— begin Supplied material —

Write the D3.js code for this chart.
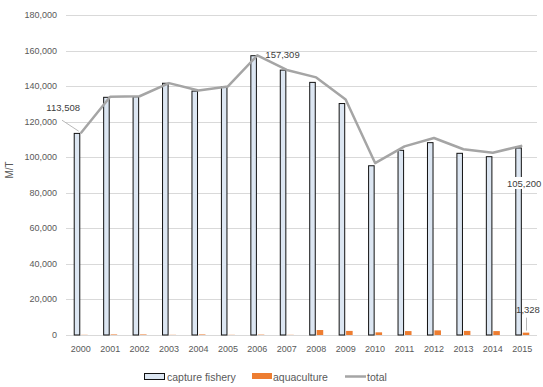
<!DOCTYPE html>
<html>
<head>
<meta charset="utf-8">
<script src="https://cdn.jsdelivr.net/npm/d3@7.9.0/dist/d3.min.js"></script>
<style>
  body { margin: 0; background: #fff; }
  svg { display: block; font-family: "Liberation Sans", Arial, sans-serif; }
</style>
</head>
<body>
<svg id="chart" width="543" height="387"></svg>
<script>
const years = ['2000','2001','2002','2003','2004','2005','2006','2007','2008','2009','2010','2011','2012','2013','2014','2015'];
const capture = [113400, 133700, 134000, 141600, 137200, 139700, 157100, 149000, 142100, 130200, 95200, 103900, 108200, 102200, 100300, 105200];
const aquaculture = [100, 300, 300, 100, 300, 100, 200, 100, 2800, 2300, 1500, 2200, 2600, 2300, 2200, 1328];
const total = capture.map((c, i) => c + aquaculture[i]);
total[0] = 113508;
total[6] = 157309;
const yTicks = [0, 20000, 40000, 60000, 80000, 100000, 120000, 140000, 160000, 180000];

const svg = d3.select('#chart');
const fmt = d3.format(',');

const x = d3.scaleBand().domain(years).range([66, 537]);
const y = d3.scaleLinear().domain([0, 180000]).range([335, 15]);
const bw = x.bandwidth();
const x1 = d3.scaleBand().domain(['capture', 'aqua'])
  .range([bw / 2 - 7, bw / 2 + 7]).paddingInner(0.12);

// gridlines
svg.append('g').selectAll('line').data(yTicks).join('line')
  .attr('x1', 66).attr('x2', 537)
  .attr('y1', d => Math.round(y(d)) + 0.5).attr('y2', d => Math.round(y(d)) + 0.5)
  .attr('stroke', '#d9d9d9').attr('stroke-width', 1);

// y tick labels
svg.append('g').selectAll('text').data(yTicks).join('text')
  .attr('x', 57).attr('y', d => y(d) + 3)
  .attr('text-anchor', 'end')
  .attr('font-size', 9).attr('fill', '#595959')
  .text(d => fmt(d));

// y axis title
svg.append('text')
  .attr('transform', 'translate(13,170) rotate(-90)')
  .attr('text-anchor', 'middle')
  .attr('font-size', 10).attr('fill', '#595959')
  .text('M/T');

// x labels
svg.append('g').selectAll('text').data(years).join('text')
  .attr('x', d => x(d) + bw / 2).attr('y', 352)
  .attr('text-anchor', 'middle')
  .attr('font-size', 9).attr('fill', '#595959')
  .text(d => d);

// capture fishery bars
svg.append('g').selectAll('rect').data(years).join('rect')
  .attr('x', d => x(d) + x1('capture') + 0.5)
  .attr('y', (d, i) => y(capture[i]))
  .attr('width', x1.bandwidth() - 1)
  .attr('height', (d, i) => y(0) - y(capture[i]))
  .attr('fill', '#dce6f2')
  .attr('stroke', '#111').attr('stroke-width', 1);

// aquaculture bars
svg.append('g').selectAll('rect').data(years).join('rect')
  .attr('x', d => x(d) + x1('aqua'))
  .attr('y', (d, i) => y(aquaculture[i]))
  .attr('width', x1.bandwidth())
  .attr('height', (d, i) => y(0) - y(aquaculture[i]))
  .attr('fill', '#ed7d31');

// total line
const line = d3.line()
  .x((d, i) => x(years[i]) + bw / 2)
  .y(d => y(d));
svg.append('path')
  .datum(total)
  .attr('d', line)
  .attr('fill', 'none')
  .attr('stroke', '#a5a5a5')
  .attr('stroke-width', 2.5)
  .attr('stroke-linejoin', 'round');

// data labels
const cx = i => x(years[i]) + bw / 2;
// 113,508 with leader
svg.append('line')
  .attr('x1', 62).attr('y1', y(total[0]) - 13)
  .attr('x2', cx(0) - 2).attr('y2', y(total[0]) - 2)
  .attr('stroke', '#a6a6a6').attr('stroke-width', 0.8);
svg.append('text')
  .attr('x', 80).attr('y', y(total[0]) - 22)
  .attr('text-anchor', 'end').attr('font-size', 9.5).attr('fill', '#404040')
  .text(fmt(total[0]));
// 157,309
svg.append('text')
  .attr('x', cx(6) + 8).attr('y', y(total[6]) + 3)
  .attr('font-size', 9.5).attr('fill', '#404040')
  .text(fmt(total[6]));
// 105,200
const lbl = svg.append('g');
lbl.append('rect')
  .attr('x', 506).attr('y', y(capture[15]) + 29)
  .attr('width', 37).attr('height', 12).attr('fill', '#fff');
lbl.append('text')
  .attr('x', 507).attr('y', y(capture[15]) + 39)
  .attr('font-size', 9.5).attr('fill', '#404040')
  .text(fmt(capture[15]));
// 1,328 with leader
svg.append('line')
  .attr('x1', x(years[15]) + x1('aqua') + x1.bandwidth() / 2 + 0.5)
  .attr('x2', x(years[15]) + x1('aqua') + x1.bandwidth() / 2 + 0.5)
  .attr('y1', y(aquaculture[15]) - 15).attr('y2', y(aquaculture[15]) - 2)
  .attr('stroke', '#a6a6a6').attr('stroke-width', 0.8);
svg.append('text')
  .attr('x', 528).attr('y', y(aquaculture[15]) - 20)
  .attr('text-anchor', 'middle').attr('font-size', 9.5).attr('fill', '#404040')
  .text(fmt(aquaculture[15]));

// legend
const leg = svg.append('g').attr('font-size', 10.5).attr('fill', '#595959');
leg.append('rect').attr('x', 144.5).attr('y', 373.5).attr('width', 20).attr('height', 6)
  .attr('fill', '#dce6f2').attr('stroke', '#111');
leg.append('text').attr('x', 167).attr('y', 381).text('capture fishery');
leg.append('rect').attr('x', 252).attr('y', 373).attr('width', 20).attr('height', 6)
  .attr('fill', '#ed7d31');
leg.append('text').attr('x', 273).attr('y', 381).text('aquaculture');
leg.append('line').attr('x1', 345).attr('x2', 366).attr('y1', 376.5).attr('y2', 376.5)
  .attr('stroke', '#a5a5a5').attr('stroke-width', 2.5);
leg.append('text').attr('x', 367).attr('y', 381).text('total');
</script>
</body>
</html>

— end Supplied material —

▸ **Your goal**
Restate the full listing verbatim and drop every picture.

▸ **Correct response**
Write the D3.js code for this chart.
<!DOCTYPE html>
<html>
<head>
<meta charset="utf-8">
<script src="https://cdn.jsdelivr.net/npm/d3@7.9.0/dist/d3.min.js"></script>
<style>
  body { margin: 0; background: #fff; }
  svg { display: block; font-family: "Liberation Sans", Arial, sans-serif; }
</style>
</head>
<body>
<svg id="chart" width="543" height="387"></svg>
<script>
const years = ['2000','2001','2002','2003','2004','2005','2006','2007','2008','2009','2010','2011','2012','2013','2014','2015'];
const capture = [113400, 133700, 134000, 141600, 137200, 139700, 157100, 149000, 142100, 130200, 95200, 103900, 108200, 102200, 100300, 105200];
const aquaculture = [100, 300, 300, 100, 300, 100, 200, 100, 2800, 2300, 1500, 2200, 2600, 2300, 2200, 1328];
const total = capture.map((c, i) => c + aquaculture[i]);
total[0] = 113508;
total[6] = 157309;
const yTicks = [0, 20000, 40000, 60000, 80000, 100000, 120000, 140000, 160000, 180000];

const svg = d3.select('#chart');
const fmt = d3.format(',');

const x = d3.scaleBand().domain(years).range([66, 537]);
const y = d3.scaleLinear().domain([0, 180000]).range([335, 15]);
const bw = x.bandwidth();
const x1 = d3.scaleBand().domain(['capture', 'aqua'])
  .range([bw / 2 - 7, bw / 2 + 7]).paddingInner(0.12);

// gridlines
svg.append('g').selectAll('line').data(yTicks).join('line')
  .attr('x1', 66).attr('x2', 537)
  .attr('y1', d => Math.round(y(d)) + 0.5).attr('y2', d => Math.round(y(d)) + 0.5)
  .attr('stroke', '#d9d9d9').attr('stroke-width', 1);

// y tick labels
svg.append('g').selectAll('text').data(yTicks).join('text')
  .attr('x', 57).attr('y', d => y(d) + 3)
  .attr('text-anchor', 'end')
  .attr('font-size', 9).attr('fill', '#595959')
  .text(d => fmt(d));

// y axis title
svg.append('text')
  .attr('transform', 'translate(13,170) rotate(-90)')
  .attr('text-anchor', 'middle')
  .attr('font-size', 10).attr('fill', '#595959')
  .text('M/T');

// x labels
svg.append('g').selectAll('text').data(years).join('text')
  .attr('x', d => x(d) + bw / 2).attr('y', 352)
  .attr('text-anchor', 'middle')
  .attr('font-size', 9).attr('fill', '#595959')
  .text(d => d);

// capture fishery bars
svg.append('g').selectAll('rect').data(years).join('rect')
  .attr('x', d => x(d) + x1('capture') + 0.5)
  .attr('y', (d, i) => y(capture[i]))
  .attr('width', x1.bandwidth() - 1)
  .attr('height', (d, i) => y(0) - y(capture[i]))
  .attr('fill', '#dce6f2')
  .attr('stroke', '#111').attr('stroke-width', 1);

// aquaculture bars
svg.append('g').selectAll('rect').data(years).join('rect')
  .attr('x', d => x(d) + x1('aqua'))
  .attr('y', (d, i) => y(aquaculture[i]))
  .attr('width', x1.bandwidth())
  .attr('height', (d, i) => y(0) - y(aquaculture[i]))
  .attr('fill', '#ed7d31');

// total line
const line = d3.line()
  .x((d, i) => x(years[i]) + bw / 2)
  .y(d => y(d));
svg.append('path')
  .datum(total)
  .attr('d', line)
  .attr('fill', 'none')
  .attr('stroke', '#a5a5a5')
  .attr('stroke-width', 2.5)
  .attr('stroke-linejoin', 'round');

// data labels
const cx = i => x(years[i]) + bw / 2;
// 113,508 with leader
svg.append('line')
  .attr('x1', 62).attr('y1', y(total[0]) - 13)
  .attr('x2', cx(0) - 2).attr('y2', y(total[0]) - 2)
  .attr('stroke', '#a6a6a6').attr('stroke-width', 0.8);
svg.append('text')
  .attr('x', 80).attr('y', y(total[0]) - 22)
  .attr('text-anchor', 'end').attr('font-size', 9.5).attr('fill', '#404040')
  .text(fmt(total[0]));
// 157,309
svg.append('text')
  .attr('x', cx(6) + 8).attr('y', y(total[6]) + 3)
  .attr('font-size', 9.5).attr('fill', '#404040')
  .text(fmt(total[6]));
// 105,200
const lbl = svg.append('g');
lbl.append('rect')
  .attr('x', 506).attr('y', y(capture[15]) + 29)
  .attr('width', 37).attr('height', 12).attr('fill', '#fff');
lbl.append('text')
  .attr('x', 507).attr('y', y(capture[15]) + 39)
  .attr('font-size', 9.5).attr('fill', '#404040')
  .text(fmt(capture[15]));
// 1,328 with leader
svg.append('line')
  .attr('x1', x(years[15]) + x1('aqua') + x1.bandwidth() / 2 + 0.5)
  .attr('x2', x(years[15]) + x1('aqua') + x1.bandwidth() / 2 + 0.5)
  .attr('y1', y(aquaculture[15]) - 15).attr('y2', y(aquaculture[15]) - 2)
  .attr('stroke', '#a6a6a6').attr('stroke-width', 0.8);
svg.append('text')
  .attr('x', 528).attr('y', y(aquaculture[15]) - 20)
  .attr('text-anchor', 'middle').attr('font-size', 9.5).attr('fill', '#404040')
  .text(fmt(aquaculture[15]));

// legend
const leg = svg.append('g').attr('font-size', 10.5).attr('fill', '#595959');
leg.append('rect').attr('x', 144.5).attr('y', 373.5).attr('width', 20).attr('height', 6)
  .attr('fill', '#dce6f2').attr('stroke', '#111');
leg.append('text').attr('x', 167).attr('y', 381).text('capture fishery');
leg.append('rect').attr('x', 252).attr('y', 373).attr('width', 20).attr('height', 6)
  .attr('fill', '#ed7d31');
leg.append('text').attr('x', 273).attr('y', 381).text('aquaculture');
leg.append('line').attr('x1', 345).attr('x2', 366).attr('y1', 376.5).attr('y2', 376.5)
  .attr('stroke', '#a5a5a5').attr('stroke-width', 2.5);
leg.append('text').attr('x', 367).attr('y', 381).text('total');
</script>
</body>
</html>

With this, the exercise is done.